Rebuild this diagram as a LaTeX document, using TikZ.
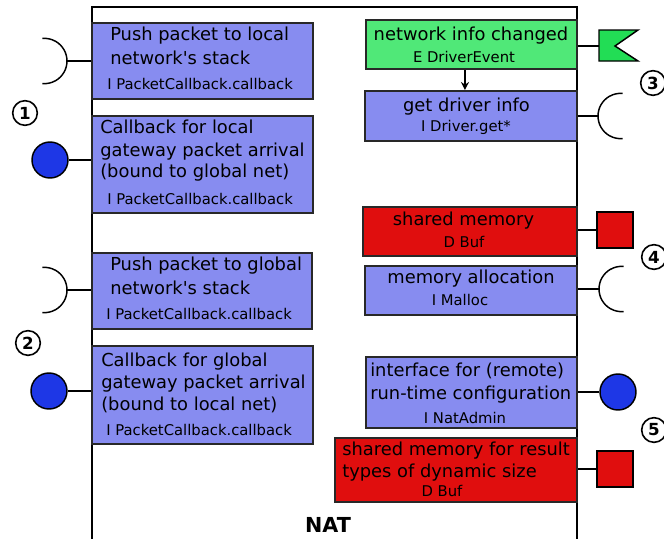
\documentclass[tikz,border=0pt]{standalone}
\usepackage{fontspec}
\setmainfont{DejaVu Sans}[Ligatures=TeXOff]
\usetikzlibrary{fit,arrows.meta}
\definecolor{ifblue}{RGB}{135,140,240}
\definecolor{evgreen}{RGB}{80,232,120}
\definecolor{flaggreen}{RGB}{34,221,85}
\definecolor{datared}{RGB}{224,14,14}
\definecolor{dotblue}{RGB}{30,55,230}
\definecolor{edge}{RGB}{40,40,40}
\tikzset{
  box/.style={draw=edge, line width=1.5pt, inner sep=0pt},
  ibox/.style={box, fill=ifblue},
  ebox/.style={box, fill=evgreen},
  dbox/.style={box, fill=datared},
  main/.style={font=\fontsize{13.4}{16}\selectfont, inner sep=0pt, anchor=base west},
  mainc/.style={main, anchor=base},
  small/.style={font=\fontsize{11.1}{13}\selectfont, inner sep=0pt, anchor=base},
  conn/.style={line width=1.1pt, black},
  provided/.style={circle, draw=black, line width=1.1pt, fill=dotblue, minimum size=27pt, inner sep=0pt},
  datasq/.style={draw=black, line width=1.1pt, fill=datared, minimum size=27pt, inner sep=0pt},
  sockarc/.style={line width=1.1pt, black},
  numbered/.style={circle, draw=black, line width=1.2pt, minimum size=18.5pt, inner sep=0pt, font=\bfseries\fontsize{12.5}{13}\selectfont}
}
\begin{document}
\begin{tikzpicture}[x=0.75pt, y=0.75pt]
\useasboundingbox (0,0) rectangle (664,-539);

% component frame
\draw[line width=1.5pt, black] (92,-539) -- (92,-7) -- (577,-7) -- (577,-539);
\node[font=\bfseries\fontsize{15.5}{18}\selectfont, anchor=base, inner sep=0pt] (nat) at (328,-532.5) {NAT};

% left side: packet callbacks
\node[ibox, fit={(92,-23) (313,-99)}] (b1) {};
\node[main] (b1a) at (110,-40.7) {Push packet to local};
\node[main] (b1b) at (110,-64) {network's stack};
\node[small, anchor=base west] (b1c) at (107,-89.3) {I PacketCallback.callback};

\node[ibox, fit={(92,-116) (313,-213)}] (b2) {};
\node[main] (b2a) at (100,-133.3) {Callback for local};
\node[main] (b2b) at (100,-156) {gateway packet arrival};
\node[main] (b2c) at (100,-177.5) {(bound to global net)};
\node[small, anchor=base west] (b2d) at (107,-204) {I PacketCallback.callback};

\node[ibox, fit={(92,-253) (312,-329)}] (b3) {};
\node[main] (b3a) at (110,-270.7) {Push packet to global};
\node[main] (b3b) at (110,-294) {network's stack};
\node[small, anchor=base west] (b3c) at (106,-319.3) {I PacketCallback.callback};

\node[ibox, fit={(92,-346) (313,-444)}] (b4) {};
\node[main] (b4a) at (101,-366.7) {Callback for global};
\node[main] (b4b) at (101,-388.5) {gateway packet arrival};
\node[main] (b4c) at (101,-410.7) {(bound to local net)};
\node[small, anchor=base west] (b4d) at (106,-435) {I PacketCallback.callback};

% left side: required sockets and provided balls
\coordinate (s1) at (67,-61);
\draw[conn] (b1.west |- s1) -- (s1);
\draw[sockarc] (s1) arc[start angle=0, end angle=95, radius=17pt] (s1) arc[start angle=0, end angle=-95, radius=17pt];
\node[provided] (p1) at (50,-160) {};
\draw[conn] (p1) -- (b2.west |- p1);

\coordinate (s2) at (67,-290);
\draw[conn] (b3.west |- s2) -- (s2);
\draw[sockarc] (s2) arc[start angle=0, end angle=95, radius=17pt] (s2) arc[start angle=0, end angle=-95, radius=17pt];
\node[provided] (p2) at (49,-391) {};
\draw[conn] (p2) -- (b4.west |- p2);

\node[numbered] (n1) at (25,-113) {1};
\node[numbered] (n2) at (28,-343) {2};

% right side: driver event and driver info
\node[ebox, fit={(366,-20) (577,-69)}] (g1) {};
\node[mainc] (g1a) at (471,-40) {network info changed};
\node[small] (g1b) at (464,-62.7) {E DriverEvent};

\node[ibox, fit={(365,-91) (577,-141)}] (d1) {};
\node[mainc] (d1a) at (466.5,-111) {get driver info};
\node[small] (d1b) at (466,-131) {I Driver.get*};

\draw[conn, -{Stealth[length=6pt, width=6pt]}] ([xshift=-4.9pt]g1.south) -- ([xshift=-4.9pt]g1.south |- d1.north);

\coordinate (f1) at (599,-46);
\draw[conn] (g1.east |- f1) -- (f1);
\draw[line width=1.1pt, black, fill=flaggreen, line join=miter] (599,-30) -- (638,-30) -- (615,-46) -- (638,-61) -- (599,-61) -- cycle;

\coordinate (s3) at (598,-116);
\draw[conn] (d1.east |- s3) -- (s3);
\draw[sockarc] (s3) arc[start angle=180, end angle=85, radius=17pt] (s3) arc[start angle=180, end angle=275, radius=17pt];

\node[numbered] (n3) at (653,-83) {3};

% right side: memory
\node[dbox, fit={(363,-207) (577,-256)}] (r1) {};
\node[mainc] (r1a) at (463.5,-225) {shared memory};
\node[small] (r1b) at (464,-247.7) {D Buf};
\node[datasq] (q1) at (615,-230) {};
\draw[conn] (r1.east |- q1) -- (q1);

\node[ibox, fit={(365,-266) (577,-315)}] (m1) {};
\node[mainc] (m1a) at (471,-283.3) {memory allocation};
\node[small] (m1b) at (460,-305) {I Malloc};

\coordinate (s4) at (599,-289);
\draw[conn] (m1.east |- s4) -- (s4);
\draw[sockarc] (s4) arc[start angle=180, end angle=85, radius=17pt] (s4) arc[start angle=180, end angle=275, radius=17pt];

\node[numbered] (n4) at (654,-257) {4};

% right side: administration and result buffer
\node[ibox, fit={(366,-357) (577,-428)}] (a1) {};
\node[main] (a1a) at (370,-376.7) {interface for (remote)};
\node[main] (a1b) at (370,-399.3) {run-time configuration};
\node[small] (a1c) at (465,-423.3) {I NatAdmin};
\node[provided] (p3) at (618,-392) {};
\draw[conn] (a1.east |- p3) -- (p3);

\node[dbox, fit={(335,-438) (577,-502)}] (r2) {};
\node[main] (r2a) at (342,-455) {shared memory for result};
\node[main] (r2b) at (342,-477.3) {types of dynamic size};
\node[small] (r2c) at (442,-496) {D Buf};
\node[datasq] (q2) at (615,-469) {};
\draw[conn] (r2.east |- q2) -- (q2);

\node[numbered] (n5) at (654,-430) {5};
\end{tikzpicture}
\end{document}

> _INSTRUCTION_:
Reproduce the material in full, word for word, and omit the pictures.

> _FINAL ANSWER_:
Rebuild this diagram as a LaTeX document, using TikZ.
\documentclass[tikz,border=0pt]{standalone}
\usepackage{fontspec}
\setmainfont{DejaVu Sans}[Ligatures=TeXOff]
\usetikzlibrary{fit,arrows.meta}
\definecolor{ifblue}{RGB}{135,140,240}
\definecolor{evgreen}{RGB}{80,232,120}
\definecolor{flaggreen}{RGB}{34,221,85}
\definecolor{datared}{RGB}{224,14,14}
\definecolor{dotblue}{RGB}{30,55,230}
\definecolor{edge}{RGB}{40,40,40}
\tikzset{
  box/.style={draw=edge, line width=1.5pt, inner sep=0pt},
  ibox/.style={box, fill=ifblue},
  ebox/.style={box, fill=evgreen},
  dbox/.style={box, fill=datared},
  main/.style={font=\fontsize{13.4}{16}\selectfont, inner sep=0pt, anchor=base west},
  mainc/.style={main, anchor=base},
  small/.style={font=\fontsize{11.1}{13}\selectfont, inner sep=0pt, anchor=base},
  conn/.style={line width=1.1pt, black},
  provided/.style={circle, draw=black, line width=1.1pt, fill=dotblue, minimum size=27pt, inner sep=0pt},
  datasq/.style={draw=black, line width=1.1pt, fill=datared, minimum size=27pt, inner sep=0pt},
  sockarc/.style={line width=1.1pt, black},
  numbered/.style={circle, draw=black, line width=1.2pt, minimum size=18.5pt, inner sep=0pt, font=\bfseries\fontsize{12.5}{13}\selectfont}
}
\begin{document}
\begin{tikzpicture}[x=0.75pt, y=0.75pt]
\useasboundingbox (0,0) rectangle (664,-539);

% component frame
\draw[line width=1.5pt, black] (92,-539) -- (92,-7) -- (577,-7) -- (577,-539);
\node[font=\bfseries\fontsize{15.5}{18}\selectfont, anchor=base, inner sep=0pt] (nat) at (328,-532.5) {NAT};

% left side: packet callbacks
\node[ibox, fit={(92,-23) (313,-99)}] (b1) {};
\node[main] (b1a) at (110,-40.7) {Push packet to local};
\node[main] (b1b) at (110,-64) {network's stack};
\node[small, anchor=base west] (b1c) at (107,-89.3) {I PacketCallback.callback};

\node[ibox, fit={(92,-116) (313,-213)}] (b2) {};
\node[main] (b2a) at (100,-133.3) {Callback for local};
\node[main] (b2b) at (100,-156) {gateway packet arrival};
\node[main] (b2c) at (100,-177.5) {(bound to global net)};
\node[small, anchor=base west] (b2d) at (107,-204) {I PacketCallback.callback};

\node[ibox, fit={(92,-253) (312,-329)}] (b3) {};
\node[main] (b3a) at (110,-270.7) {Push packet to global};
\node[main] (b3b) at (110,-294) {network's stack};
\node[small, anchor=base west] (b3c) at (106,-319.3) {I PacketCallback.callback};

\node[ibox, fit={(92,-346) (313,-444)}] (b4) {};
\node[main] (b4a) at (101,-366.7) {Callback for global};
\node[main] (b4b) at (101,-388.5) {gateway packet arrival};
\node[main] (b4c) at (101,-410.7) {(bound to local net)};
\node[small, anchor=base west] (b4d) at (106,-435) {I PacketCallback.callback};

% left side: required sockets and provided balls
\coordinate (s1) at (67,-61);
\draw[conn] (b1.west |- s1) -- (s1);
\draw[sockarc] (s1) arc[start angle=0, end angle=95, radius=17pt] (s1) arc[start angle=0, end angle=-95, radius=17pt];
\node[provided] (p1) at (50,-160) {};
\draw[conn] (p1) -- (b2.west |- p1);

\coordinate (s2) at (67,-290);
\draw[conn] (b3.west |- s2) -- (s2);
\draw[sockarc] (s2) arc[start angle=0, end angle=95, radius=17pt] (s2) arc[start angle=0, end angle=-95, radius=17pt];
\node[provided] (p2) at (49,-391) {};
\draw[conn] (p2) -- (b4.west |- p2);

\node[numbered] (n1) at (25,-113) {1};
\node[numbered] (n2) at (28,-343) {2};

% right side: driver event and driver info
\node[ebox, fit={(366,-20) (577,-69)}] (g1) {};
\node[mainc] (g1a) at (471,-40) {network info changed};
\node[small] (g1b) at (464,-62.7) {E DriverEvent};

\node[ibox, fit={(365,-91) (577,-141)}] (d1) {};
\node[mainc] (d1a) at (466.5,-111) {get driver info};
\node[small] (d1b) at (466,-131) {I Driver.get*};

\draw[conn, -{Stealth[length=6pt, width=6pt]}] ([xshift=-4.9pt]g1.south) -- ([xshift=-4.9pt]g1.south |- d1.north);

\coordinate (f1) at (599,-46);
\draw[conn] (g1.east |- f1) -- (f1);
\draw[line width=1.1pt, black, fill=flaggreen, line join=miter] (599,-30) -- (638,-30) -- (615,-46) -- (638,-61) -- (599,-61) -- cycle;

\coordinate (s3) at (598,-116);
\draw[conn] (d1.east |- s3) -- (s3);
\draw[sockarc] (s3) arc[start angle=180, end angle=85, radius=17pt] (s3) arc[start angle=180, end angle=275, radius=17pt];

\node[numbered] (n3) at (653,-83) {3};

% right side: memory
\node[dbox, fit={(363,-207) (577,-256)}] (r1) {};
\node[mainc] (r1a) at (463.5,-225) {shared memory};
\node[small] (r1b) at (464,-247.7) {D Buf};
\node[datasq] (q1) at (615,-230) {};
\draw[conn] (r1.east |- q1) -- (q1);

\node[ibox, fit={(365,-266) (577,-315)}] (m1) {};
\node[mainc] (m1a) at (471,-283.3) {memory allocation};
\node[small] (m1b) at (460,-305) {I Malloc};

\coordinate (s4) at (599,-289);
\draw[conn] (m1.east |- s4) -- (s4);
\draw[sockarc] (s4) arc[start angle=180, end angle=85, radius=17pt] (s4) arc[start angle=180, end angle=275, radius=17pt];

\node[numbered] (n4) at (654,-257) {4};

% right side: administration and result buffer
\node[ibox, fit={(366,-357) (577,-428)}] (a1) {};
\node[main] (a1a) at (370,-376.7) {interface for (remote)};
\node[main] (a1b) at (370,-399.3) {run-time configuration};
\node[small] (a1c) at (465,-423.3) {I NatAdmin};
\node[provided] (p3) at (618,-392) {};
\draw[conn] (a1.east |- p3) -- (p3);

\node[dbox, fit={(335,-438) (577,-502)}] (r2) {};
\node[main] (r2a) at (342,-455) {shared memory for result};
\node[main] (r2b) at (342,-477.3) {types of dynamic size};
\node[small] (r2c) at (442,-496) {D Buf};
\node[datasq] (q2) at (615,-469) {};
\draw[conn] (r2.east |- q2) -- (q2);

\node[numbered] (n5) at (654,-430) {5};
\end{tikzpicture}
\end{document}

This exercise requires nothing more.